## COLLECTED MATERIAL

----------

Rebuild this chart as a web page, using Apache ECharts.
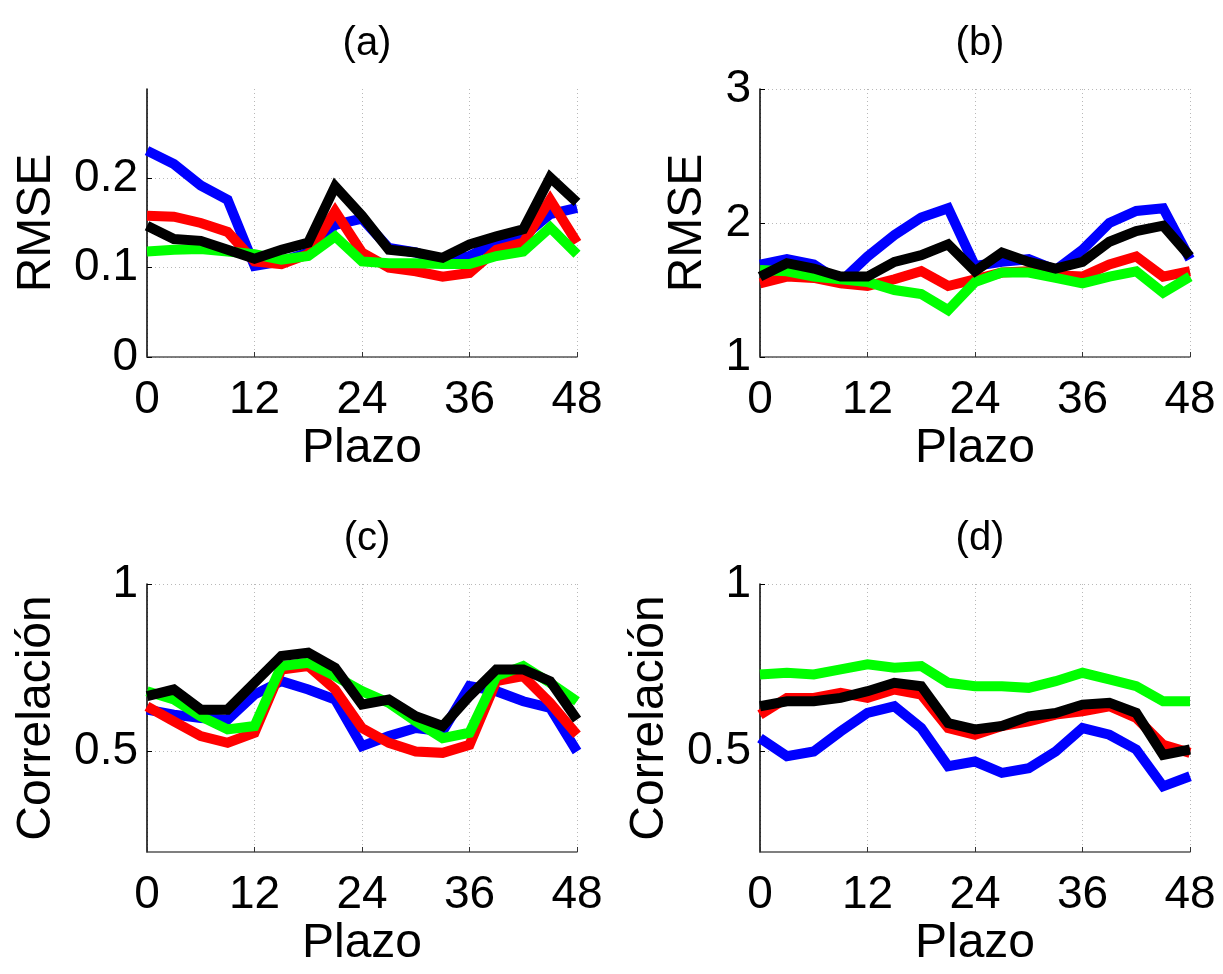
<!DOCTYPE html>
<html>
<head>
<meta charset="utf-8">
<script src="https://cdn.jsdelivr.net/npm/echarts@6/dist/echarts.min.js"></script>
<style>
  html, body { margin: 0; padding: 0; background: #fff; }
  #chart { width: 1223px; height: 974px; }
</style>
</head>
<body>
<div id="chart"></div>
<script>
  // horizonte de predicción (horas)
  var plazo = [0, 3, 6, 9, 12, 15, 18, 21, 24, 27, 30, 33, 36, 39, 42, 45, 48];
  var xTicks = [0, 12, 24, 36, 48];

  // (a) RMSE
  var aBlue  = [0.231, 0.216, 0.192, 0.176, 0.102, 0.107, 0.117, 0.148, 0.155, 0.122, 0.117, 0.107, 0.113, 0.128, 0.135, 0.160, 0.167];
  var aRed   = [0.158, 0.157, 0.150, 0.140, 0.107, 0.104, 0.115, 0.163, 0.117, 0.100, 0.096, 0.090, 0.094, 0.120, 0.128, 0.176, 0.128];
  var aGreen = [0.118, 0.120, 0.121, 0.118, 0.115, 0.109, 0.113, 0.135, 0.107, 0.105, 0.105, 0.104, 0.104, 0.113, 0.118, 0.145, 0.115];
  var aBlack = [0.147, 0.132, 0.130, 0.120, 0.110, 0.120, 0.128, 0.191, 0.158, 0.120, 0.117, 0.111, 0.126, 0.135, 0.143, 0.201, 0.173];

  // (b) RMSE
  var bBlue  = [1.69, 1.73, 1.69, 1.56, 1.75, 1.91, 2.04, 2.11, 1.68, 1.71, 1.73, 1.65, 1.80, 2.00, 2.09, 2.11, 1.73];
  var bRed   = [1.55, 1.60, 1.59, 1.55, 1.53, 1.58, 1.64, 1.53, 1.58, 1.63, 1.64, 1.61, 1.60, 1.69, 1.75, 1.60, 1.64];
  var bGreen = [1.65, 1.64, 1.60, 1.58, 1.56, 1.50, 1.47, 1.35, 1.56, 1.63, 1.63, 1.59, 1.55, 1.60, 1.64, 1.48, 1.60];
  var bBlack = [1.60, 1.70, 1.66, 1.60, 1.60, 1.71, 1.76, 1.84, 1.64, 1.78, 1.71, 1.66, 1.71, 1.86, 1.94, 1.98, 1.75];

  // (c) Correlación
  var cBlue  = [0.625, 0.610, 0.600, 0.595, 0.670, 0.710, 0.685, 0.655, 0.516, 0.546, 0.570, 0.560, 0.695, 0.680, 0.650, 0.630, 0.500];
  var cRed   = [0.635, 0.590, 0.546, 0.526, 0.556, 0.745, 0.755, 0.685, 0.570, 0.526, 0.500, 0.496, 0.520, 0.710, 0.725, 0.645, 0.550];
  var cGreen = [0.680, 0.655, 0.605, 0.566, 0.576, 0.755, 0.765, 0.725, 0.680, 0.645, 0.590, 0.540, 0.556, 0.725, 0.755, 0.705, 0.650];
  var cBlack = [0.665, 0.685, 0.625, 0.625, 0.705, 0.785, 0.795, 0.750, 0.640, 0.655, 0.605, 0.576, 0.665, 0.745, 0.745, 0.710, 0.595];

  // (d) Correlación
  var dBlue  = [0.540, 0.486, 0.500, 0.560, 0.615, 0.635, 0.570, 0.456, 0.470, 0.436, 0.450, 0.500, 0.570, 0.550, 0.506, 0.396, 0.426];
  var dRed   = [0.610, 0.660, 0.660, 0.675, 0.660, 0.685, 0.670, 0.570, 0.550, 0.576, 0.590, 0.610, 0.620, 0.635, 0.600, 0.520, 0.496];
  var dGreen = [0.730, 0.735, 0.730, 0.745, 0.760, 0.750, 0.755, 0.705, 0.695, 0.695, 0.690, 0.710, 0.735, 0.715, 0.695, 0.650, 0.650];
  var dBlack = [0.635, 0.650, 0.650, 0.660, 0.680, 0.705, 0.695, 0.585, 0.566, 0.576, 0.605, 0.615, 0.640, 0.645, 0.615, 0.490, 0.506];

  var font = 'Liberation Sans, Arial, Helvetica, sans-serif';
  var colors = ['#0000ff', '#ff0000', '#00ff00', '#000000'];

  var panels = [
    { title: '(a)', name: 'RMSE', min: 0, max: 0.3, ticks: [0, 0.1, 0.2], gap: 86, data: [aBlue, aRed, aGreen, aBlack] },
    { title: '(b)', name: 'RMSE', min: 1, max: 3, ticks: [1, 2, 3], gap: 48, data: [bBlue, bRed, bGreen, bBlack] },
    { title: '(c)', name: 'Correlación', min: 0.2, max: 1, ticks: [0.5, 1], gap: 86, data: [cBlue, cRed, cGreen, cBlack] },
    { title: '(d)', name: 'Correlación', min: 0.2, max: 1, ticks: [0.5, 1], gap: 86, data: [dBlue, dRed, dGreen, dBlack] }
  ];
  var lefts = [147, 760, 147, 760];
  var tops = [89, 89, 584, 584];

  function pairs(ys) {
    return plazo.map(function (x, i) { return [x, ys[i]]; });
  }

  var chart = echarts.init(document.getElementById('chart'));
  var option = {
    backgroundColor: '#ffffff',
    animation: false,
    title: [],
    grid: [],
    xAxis: [],
    yAxis: [],
    series: []
  };

  panels.forEach(function (p, k) {
    option.title.push({
      text: p.title,
      left: lefts[k] + 215,
      top: tops[k] - 70,
      textAlign: 'center',
      textStyle: { fontFamily: font, fontSize: 40, fontWeight: 'normal', color: '#000' }
    });
    option.grid.push({ left: lefts[k], top: tops[k], width: 430, height: 268 });
    option.xAxis.push({
      gridIndex: k,
      type: 'value',
      min: 0,
      max: 48,
      interval: 12,
      name: 'Plazo',
      nameLocation: 'middle',
      nameGap: 68,
      nameTextStyle: { fontFamily: font, fontSize: 48, color: '#000' },
      axisLine: { lineStyle: { color: '#555', width: 1.5 } },
      axisTick: { inside: true, length: 5, lineStyle: { color: '#333' }, customValues: xTicks },
      axisLabel: { fontFamily: font, fontSize: 46, color: '#000', margin: 20, customValues: xTicks },
      splitLine: { show: true, lineStyle: { color: '#b8b8b8', type: [1, 3], width: 1 } }
    });
    option.yAxis.push({
      gridIndex: k,
      type: 'value',
      min: p.min,
      max: p.max,
      name: p.name,
      nameLocation: 'middle',
      nameRotate: 90,
      nameGap: p.gap,
      nameTextStyle: { fontFamily: font, fontSize: 48, color: '#000' },
      axisLine: { show: true, lineStyle: { color: '#000', width: 1.5 } },
      axisTick: { show: true, inside: true, length: 5, lineStyle: { color: '#000' }, customValues: p.ticks },
      axisLabel: { fontFamily: font, fontSize: 46, color: '#000', margin: 9, customValues: p.ticks },
      splitLine: { show: true, lineStyle: { color: '#b8b8b8', type: [1, 3], width: 1 } }
    });
    p.data.forEach(function (ys, j) {
      option.series.push({
        type: 'line',
        xAxisIndex: k,
        yAxisIndex: k,
        data: pairs(ys),
        symbol: 'none',
        clip: false,
        z: 2 + j,
        lineStyle: { color: colors[j], width: 10, join: 'miter' }
      });
    });
  });

  chart.setOption(option);
</script>
</body>
</html>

----------

## SHORT EXERCISE
Reproduce each line exactly, please, except for any pictures.

## ANSWER TO THIS PROBLEM
Rebuild this chart as a web page, using Apache ECharts.
<!DOCTYPE html>
<html>
<head>
<meta charset="utf-8">
<script src="https://cdn.jsdelivr.net/npm/echarts@6/dist/echarts.min.js"></script>
<style>
  html, body { margin: 0; padding: 0; background: #fff; }
  #chart { width: 1223px; height: 974px; }
</style>
</head>
<body>
<div id="chart"></div>
<script>
  // horizonte de predicción (horas)
  var plazo = [0, 3, 6, 9, 12, 15, 18, 21, 24, 27, 30, 33, 36, 39, 42, 45, 48];
  var xTicks = [0, 12, 24, 36, 48];

  // (a) RMSE
  var aBlue  = [0.231, 0.216, 0.192, 0.176, 0.102, 0.107, 0.117, 0.148, 0.155, 0.122, 0.117, 0.107, 0.113, 0.128, 0.135, 0.160, 0.167];
  var aRed   = [0.158, 0.157, 0.150, 0.140, 0.107, 0.104, 0.115, 0.163, 0.117, 0.100, 0.096, 0.090, 0.094, 0.120, 0.128, 0.176, 0.128];
  var aGreen = [0.118, 0.120, 0.121, 0.118, 0.115, 0.109, 0.113, 0.135, 0.107, 0.105, 0.105, 0.104, 0.104, 0.113, 0.118, 0.145, 0.115];
  var aBlack = [0.147, 0.132, 0.130, 0.120, 0.110, 0.120, 0.128, 0.191, 0.158, 0.120, 0.117, 0.111, 0.126, 0.135, 0.143, 0.201, 0.173];

  // (b) RMSE
  var bBlue  = [1.69, 1.73, 1.69, 1.56, 1.75, 1.91, 2.04, 2.11, 1.68, 1.71, 1.73, 1.65, 1.80, 2.00, 2.09, 2.11, 1.73];
  var bRed   = [1.55, 1.60, 1.59, 1.55, 1.53, 1.58, 1.64, 1.53, 1.58, 1.63, 1.64, 1.61, 1.60, 1.69, 1.75, 1.60, 1.64];
  var bGreen = [1.65, 1.64, 1.60, 1.58, 1.56, 1.50, 1.47, 1.35, 1.56, 1.63, 1.63, 1.59, 1.55, 1.60, 1.64, 1.48, 1.60];
  var bBlack = [1.60, 1.70, 1.66, 1.60, 1.60, 1.71, 1.76, 1.84, 1.64, 1.78, 1.71, 1.66, 1.71, 1.86, 1.94, 1.98, 1.75];

  // (c) Correlación
  var cBlue  = [0.625, 0.610, 0.600, 0.595, 0.670, 0.710, 0.685, 0.655, 0.516, 0.546, 0.570, 0.560, 0.695, 0.680, 0.650, 0.630, 0.500];
  var cRed   = [0.635, 0.590, 0.546, 0.526, 0.556, 0.745, 0.755, 0.685, 0.570, 0.526, 0.500, 0.496, 0.520, 0.710, 0.725, 0.645, 0.550];
  var cGreen = [0.680, 0.655, 0.605, 0.566, 0.576, 0.755, 0.765, 0.725, 0.680, 0.645, 0.590, 0.540, 0.556, 0.725, 0.755, 0.705, 0.650];
  var cBlack = [0.665, 0.685, 0.625, 0.625, 0.705, 0.785, 0.795, 0.750, 0.640, 0.655, 0.605, 0.576, 0.665, 0.745, 0.745, 0.710, 0.595];

  // (d) Correlación
  var dBlue  = [0.540, 0.486, 0.500, 0.560, 0.615, 0.635, 0.570, 0.456, 0.470, 0.436, 0.450, 0.500, 0.570, 0.550, 0.506, 0.396, 0.426];
  var dRed   = [0.610, 0.660, 0.660, 0.675, 0.660, 0.685, 0.670, 0.570, 0.550, 0.576, 0.590, 0.610, 0.620, 0.635, 0.600, 0.520, 0.496];
  var dGreen = [0.730, 0.735, 0.730, 0.745, 0.760, 0.750, 0.755, 0.705, 0.695, 0.695, 0.690, 0.710, 0.735, 0.715, 0.695, 0.650, 0.650];
  var dBlack = [0.635, 0.650, 0.650, 0.660, 0.680, 0.705, 0.695, 0.585, 0.566, 0.576, 0.605, 0.615, 0.640, 0.645, 0.615, 0.490, 0.506];

  var font = 'Liberation Sans, Arial, Helvetica, sans-serif';
  var colors = ['#0000ff', '#ff0000', '#00ff00', '#000000'];

  var panels = [
    { title: '(a)', name: 'RMSE', min: 0, max: 0.3, ticks: [0, 0.1, 0.2], gap: 86, data: [aBlue, aRed, aGreen, aBlack] },
    { title: '(b)', name: 'RMSE', min: 1, max: 3, ticks: [1, 2, 3], gap: 48, data: [bBlue, bRed, bGreen, bBlack] },
    { title: '(c)', name: 'Correlación', min: 0.2, max: 1, ticks: [0.5, 1], gap: 86, data: [cBlue, cRed, cGreen, cBlack] },
    { title: '(d)', name: 'Correlación', min: 0.2, max: 1, ticks: [0.5, 1], gap: 86, data: [dBlue, dRed, dGreen, dBlack] }
  ];
  var lefts = [147, 760, 147, 760];
  var tops = [89, 89, 584, 584];

  function pairs(ys) {
    return plazo.map(function (x, i) { return [x, ys[i]]; });
  }

  var chart = echarts.init(document.getElementById('chart'));
  var option = {
    backgroundColor: '#ffffff',
    animation: false,
    title: [],
    grid: [],
    xAxis: [],
    yAxis: [],
    series: []
  };

  panels.forEach(function (p, k) {
    option.title.push({
      text: p.title,
      left: lefts[k] + 215,
      top: tops[k] - 70,
      textAlign: 'center',
      textStyle: { fontFamily: font, fontSize: 40, fontWeight: 'normal', color: '#000' }
    });
    option.grid.push({ left: lefts[k], top: tops[k], width: 430, height: 268 });
    option.xAxis.push({
      gridIndex: k,
      type: 'value',
      min: 0,
      max: 48,
      interval: 12,
      name: 'Plazo',
      nameLocation: 'middle',
      nameGap: 68,
      nameTextStyle: { fontFamily: font, fontSize: 48, color: '#000' },
      axisLine: { lineStyle: { color: '#555', width: 1.5 } },
      axisTick: { inside: true, length: 5, lineStyle: { color: '#333' }, customValues: xTicks },
      axisLabel: { fontFamily: font, fontSize: 46, color: '#000', margin: 20, customValues: xTicks },
      splitLine: { show: true, lineStyle: { color: '#b8b8b8', type: [1, 3], width: 1 } }
    });
    option.yAxis.push({
      gridIndex: k,
      type: 'value',
      min: p.min,
      max: p.max,
      name: p.name,
      nameLocation: 'middle',
      nameRotate: 90,
      nameGap: p.gap,
      nameTextStyle: { fontFamily: font, fontSize: 48, color: '#000' },
      axisLine: { show: true, lineStyle: { color: '#000', width: 1.5 } },
      axisTick: { show: true, inside: true, length: 5, lineStyle: { color: '#000' }, customValues: p.ticks },
      axisLabel: { fontFamily: font, fontSize: 46, color: '#000', margin: 9, customValues: p.ticks },
      splitLine: { show: true, lineStyle: { color: '#b8b8b8', type: [1, 3], width: 1 } }
    });
    p.data.forEach(function (ys, j) {
      option.series.push({
        type: 'line',
        xAxisIndex: k,
        yAxisIndex: k,
        data: pairs(ys),
        symbol: 'none',
        clip: false,
        z: 2 + j,
        lineStyle: { color: colors[j], width: 10, join: 'miter' }
      });
    });
  });

  chart.setOption(option);
</script>
</body>
</html>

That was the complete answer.